What is asked
Pictures excluded, return the lines below from the first through the line holding "15, 45, 49];".
>> Begin Supplied material
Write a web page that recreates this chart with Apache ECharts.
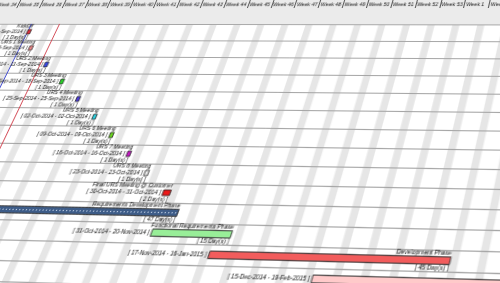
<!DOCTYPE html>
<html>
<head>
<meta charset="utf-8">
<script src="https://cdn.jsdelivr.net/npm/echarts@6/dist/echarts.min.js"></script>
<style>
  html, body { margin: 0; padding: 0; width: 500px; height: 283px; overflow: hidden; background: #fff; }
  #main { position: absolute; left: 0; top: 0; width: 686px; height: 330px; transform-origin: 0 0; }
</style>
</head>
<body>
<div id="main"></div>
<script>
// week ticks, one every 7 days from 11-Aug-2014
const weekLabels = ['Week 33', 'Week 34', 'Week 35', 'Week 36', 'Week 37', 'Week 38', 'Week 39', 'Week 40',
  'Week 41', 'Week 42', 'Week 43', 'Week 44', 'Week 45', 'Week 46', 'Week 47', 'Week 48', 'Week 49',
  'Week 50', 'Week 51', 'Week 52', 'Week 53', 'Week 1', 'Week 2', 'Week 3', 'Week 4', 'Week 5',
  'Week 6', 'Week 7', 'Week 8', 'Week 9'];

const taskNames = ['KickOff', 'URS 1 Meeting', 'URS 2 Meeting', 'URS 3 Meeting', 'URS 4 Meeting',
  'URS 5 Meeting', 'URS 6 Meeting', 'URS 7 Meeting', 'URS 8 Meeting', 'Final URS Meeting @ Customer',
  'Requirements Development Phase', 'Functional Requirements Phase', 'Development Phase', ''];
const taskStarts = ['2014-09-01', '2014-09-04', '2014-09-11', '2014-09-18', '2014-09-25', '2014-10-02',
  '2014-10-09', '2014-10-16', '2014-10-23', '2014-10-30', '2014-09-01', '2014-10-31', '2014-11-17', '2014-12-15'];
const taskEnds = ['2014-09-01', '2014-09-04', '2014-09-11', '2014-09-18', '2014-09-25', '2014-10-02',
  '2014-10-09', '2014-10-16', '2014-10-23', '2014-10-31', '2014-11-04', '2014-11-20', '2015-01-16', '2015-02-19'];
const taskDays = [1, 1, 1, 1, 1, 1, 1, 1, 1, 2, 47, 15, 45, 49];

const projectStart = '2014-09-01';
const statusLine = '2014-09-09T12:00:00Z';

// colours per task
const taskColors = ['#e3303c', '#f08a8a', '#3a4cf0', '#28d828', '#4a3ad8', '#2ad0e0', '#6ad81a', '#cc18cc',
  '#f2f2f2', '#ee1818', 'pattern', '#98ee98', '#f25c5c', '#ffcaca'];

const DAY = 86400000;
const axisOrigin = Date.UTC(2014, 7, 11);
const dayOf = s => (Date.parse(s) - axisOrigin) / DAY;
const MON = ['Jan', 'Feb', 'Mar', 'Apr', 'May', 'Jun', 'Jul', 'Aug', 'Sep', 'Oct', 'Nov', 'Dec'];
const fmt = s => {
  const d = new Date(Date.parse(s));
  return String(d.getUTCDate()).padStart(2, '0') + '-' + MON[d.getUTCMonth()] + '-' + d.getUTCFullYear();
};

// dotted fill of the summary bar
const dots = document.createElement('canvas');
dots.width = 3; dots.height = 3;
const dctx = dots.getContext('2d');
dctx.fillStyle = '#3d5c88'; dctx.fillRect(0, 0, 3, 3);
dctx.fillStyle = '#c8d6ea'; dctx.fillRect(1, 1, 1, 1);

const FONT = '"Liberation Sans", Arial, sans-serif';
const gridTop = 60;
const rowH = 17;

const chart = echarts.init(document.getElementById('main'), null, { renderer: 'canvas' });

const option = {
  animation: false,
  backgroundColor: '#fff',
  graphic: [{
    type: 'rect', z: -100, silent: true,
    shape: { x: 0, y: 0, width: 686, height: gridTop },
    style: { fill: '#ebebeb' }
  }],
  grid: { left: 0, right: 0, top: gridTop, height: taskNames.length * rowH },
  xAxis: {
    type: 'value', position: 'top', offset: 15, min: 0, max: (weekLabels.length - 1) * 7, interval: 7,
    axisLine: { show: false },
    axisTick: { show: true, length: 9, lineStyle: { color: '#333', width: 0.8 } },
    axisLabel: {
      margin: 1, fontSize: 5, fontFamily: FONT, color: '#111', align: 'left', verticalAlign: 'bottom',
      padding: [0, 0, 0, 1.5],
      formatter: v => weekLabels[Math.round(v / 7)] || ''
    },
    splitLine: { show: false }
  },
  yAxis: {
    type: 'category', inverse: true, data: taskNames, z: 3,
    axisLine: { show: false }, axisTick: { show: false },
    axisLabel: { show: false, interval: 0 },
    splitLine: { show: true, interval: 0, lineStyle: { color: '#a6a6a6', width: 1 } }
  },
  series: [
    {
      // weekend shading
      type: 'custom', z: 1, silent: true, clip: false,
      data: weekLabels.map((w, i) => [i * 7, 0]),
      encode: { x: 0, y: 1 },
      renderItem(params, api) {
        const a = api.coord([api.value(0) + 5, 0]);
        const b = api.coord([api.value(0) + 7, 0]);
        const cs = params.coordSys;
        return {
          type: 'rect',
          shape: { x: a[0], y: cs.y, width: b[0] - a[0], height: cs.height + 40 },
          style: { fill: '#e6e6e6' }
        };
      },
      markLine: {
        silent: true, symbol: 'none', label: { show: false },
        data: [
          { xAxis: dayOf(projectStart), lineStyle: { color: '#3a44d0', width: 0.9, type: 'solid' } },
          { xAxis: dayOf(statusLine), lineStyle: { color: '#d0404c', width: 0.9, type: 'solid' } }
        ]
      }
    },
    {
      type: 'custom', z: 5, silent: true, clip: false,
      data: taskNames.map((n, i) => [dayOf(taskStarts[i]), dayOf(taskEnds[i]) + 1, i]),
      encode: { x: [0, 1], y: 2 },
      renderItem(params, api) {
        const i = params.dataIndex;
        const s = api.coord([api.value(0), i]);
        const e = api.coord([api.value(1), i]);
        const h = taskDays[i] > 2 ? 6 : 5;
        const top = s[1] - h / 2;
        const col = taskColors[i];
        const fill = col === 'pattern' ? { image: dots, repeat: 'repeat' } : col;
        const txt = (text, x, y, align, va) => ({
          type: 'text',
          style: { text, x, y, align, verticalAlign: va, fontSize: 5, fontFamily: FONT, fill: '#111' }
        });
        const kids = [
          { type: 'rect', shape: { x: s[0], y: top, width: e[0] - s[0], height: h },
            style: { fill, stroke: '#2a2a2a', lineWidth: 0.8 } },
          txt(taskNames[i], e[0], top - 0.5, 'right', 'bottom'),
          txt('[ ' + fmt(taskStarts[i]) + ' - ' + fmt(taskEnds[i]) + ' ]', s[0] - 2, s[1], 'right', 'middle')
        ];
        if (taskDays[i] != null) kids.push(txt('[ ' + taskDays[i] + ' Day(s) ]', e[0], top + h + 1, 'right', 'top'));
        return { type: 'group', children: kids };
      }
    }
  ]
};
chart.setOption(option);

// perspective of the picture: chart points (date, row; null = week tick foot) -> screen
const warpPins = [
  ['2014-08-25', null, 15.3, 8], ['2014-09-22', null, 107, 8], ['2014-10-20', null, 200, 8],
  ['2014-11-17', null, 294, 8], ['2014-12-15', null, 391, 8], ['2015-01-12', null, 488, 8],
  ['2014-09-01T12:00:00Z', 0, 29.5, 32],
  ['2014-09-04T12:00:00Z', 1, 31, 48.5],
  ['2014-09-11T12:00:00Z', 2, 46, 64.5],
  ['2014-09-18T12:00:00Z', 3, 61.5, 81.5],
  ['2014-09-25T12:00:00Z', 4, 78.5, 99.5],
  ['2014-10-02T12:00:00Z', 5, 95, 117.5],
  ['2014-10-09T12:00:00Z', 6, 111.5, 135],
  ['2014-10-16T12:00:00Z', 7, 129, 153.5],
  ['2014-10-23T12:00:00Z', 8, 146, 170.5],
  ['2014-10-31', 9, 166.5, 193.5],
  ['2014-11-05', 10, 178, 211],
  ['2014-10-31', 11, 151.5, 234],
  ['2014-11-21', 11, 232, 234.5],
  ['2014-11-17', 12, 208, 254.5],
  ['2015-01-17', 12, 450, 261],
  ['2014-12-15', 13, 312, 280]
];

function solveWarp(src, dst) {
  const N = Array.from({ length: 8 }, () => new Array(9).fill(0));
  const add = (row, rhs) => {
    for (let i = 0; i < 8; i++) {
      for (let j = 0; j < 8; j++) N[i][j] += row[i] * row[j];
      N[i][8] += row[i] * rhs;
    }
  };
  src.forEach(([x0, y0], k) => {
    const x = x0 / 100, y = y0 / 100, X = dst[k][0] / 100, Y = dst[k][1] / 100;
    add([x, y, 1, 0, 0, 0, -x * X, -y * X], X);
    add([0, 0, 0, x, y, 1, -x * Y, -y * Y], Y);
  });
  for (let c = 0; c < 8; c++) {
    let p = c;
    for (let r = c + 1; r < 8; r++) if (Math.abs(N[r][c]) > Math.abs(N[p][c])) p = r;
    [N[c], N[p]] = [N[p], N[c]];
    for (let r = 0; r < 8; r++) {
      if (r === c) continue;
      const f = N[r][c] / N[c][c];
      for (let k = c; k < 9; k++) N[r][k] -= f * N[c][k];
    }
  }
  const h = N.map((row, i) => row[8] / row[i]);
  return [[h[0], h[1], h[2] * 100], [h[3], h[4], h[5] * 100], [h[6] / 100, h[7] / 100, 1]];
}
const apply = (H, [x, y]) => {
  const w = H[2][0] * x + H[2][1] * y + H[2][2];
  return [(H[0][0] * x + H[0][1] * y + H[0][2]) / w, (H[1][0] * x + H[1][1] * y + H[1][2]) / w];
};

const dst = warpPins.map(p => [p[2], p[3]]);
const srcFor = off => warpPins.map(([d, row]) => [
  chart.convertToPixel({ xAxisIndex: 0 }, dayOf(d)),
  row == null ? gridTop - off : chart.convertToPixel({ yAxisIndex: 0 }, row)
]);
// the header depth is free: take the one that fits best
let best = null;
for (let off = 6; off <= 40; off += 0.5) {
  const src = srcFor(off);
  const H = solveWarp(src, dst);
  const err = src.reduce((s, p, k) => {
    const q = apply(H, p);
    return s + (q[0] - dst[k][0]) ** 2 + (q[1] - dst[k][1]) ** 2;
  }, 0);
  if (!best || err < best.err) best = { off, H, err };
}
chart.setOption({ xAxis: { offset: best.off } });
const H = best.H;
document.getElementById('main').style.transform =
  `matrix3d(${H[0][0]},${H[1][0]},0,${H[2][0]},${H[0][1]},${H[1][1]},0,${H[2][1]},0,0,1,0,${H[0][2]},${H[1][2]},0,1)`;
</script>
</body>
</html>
>> End Supplied material
Task result
Write a web page that recreates this chart with Apache ECharts.
<!DOCTYPE html>
<html>
<head>
<meta charset="utf-8">
<script src="https://cdn.jsdelivr.net/npm/echarts@6/dist/echarts.min.js"></script>
<style>
  html, body { margin: 0; padding: 0; width: 500px; height: 283px; overflow: hidden; background: #fff; }
  #main { position: absolute; left: 0; top: 0; width: 686px; height: 330px; transform-origin: 0 0; }
</style>
</head>
<body>
<div id="main"></div>
<script>
// week ticks, one every 7 days from 11-Aug-2014
const weekLabels = ['Week 33', 'Week 34', 'Week 35', 'Week 36', 'Week 37', 'Week 38', 'Week 39', 'Week 40',
  'Week 41', 'Week 42', 'Week 43', 'Week 44', 'Week 45', 'Week 46', 'Week 47', 'Week 48', 'Week 49',
  'Week 50', 'Week 51', 'Week 52', 'Week 53', 'Week 1', 'Week 2', 'Week 3', 'Week 4', 'Week 5',
  'Week 6', 'Week 7', 'Week 8', 'Week 9'];

const taskNames = ['KickOff', 'URS 1 Meeting', 'URS 2 Meeting', 'URS 3 Meeting', 'URS 4 Meeting',
  'URS 5 Meeting', 'URS 6 Meeting', 'URS 7 Meeting', 'URS 8 Meeting', 'Final URS Meeting @ Customer',
  'Requirements Development Phase', 'Functional Requirements Phase', 'Development Phase', ''];
const taskStarts = ['2014-09-01', '2014-09-04', '2014-09-11', '2014-09-18', '2014-09-25', '2014-10-02',
  '2014-10-09', '2014-10-16', '2014-10-23', '2014-10-30', '2014-09-01', '2014-10-31', '2014-11-17', '2014-12-15'];
const taskEnds = ['2014-09-01', '2014-09-04', '2014-09-11', '2014-09-18', '2014-09-25', '2014-10-02',
  '2014-10-09', '2014-10-16', '2014-10-23', '2014-10-31', '2014-11-04', '2014-11-20', '2015-01-16', '2015-02-19'];
const taskDays = [1, 1, 1, 1, 1, 1, 1, 1, 1, 2, 47, 15, 45, 49];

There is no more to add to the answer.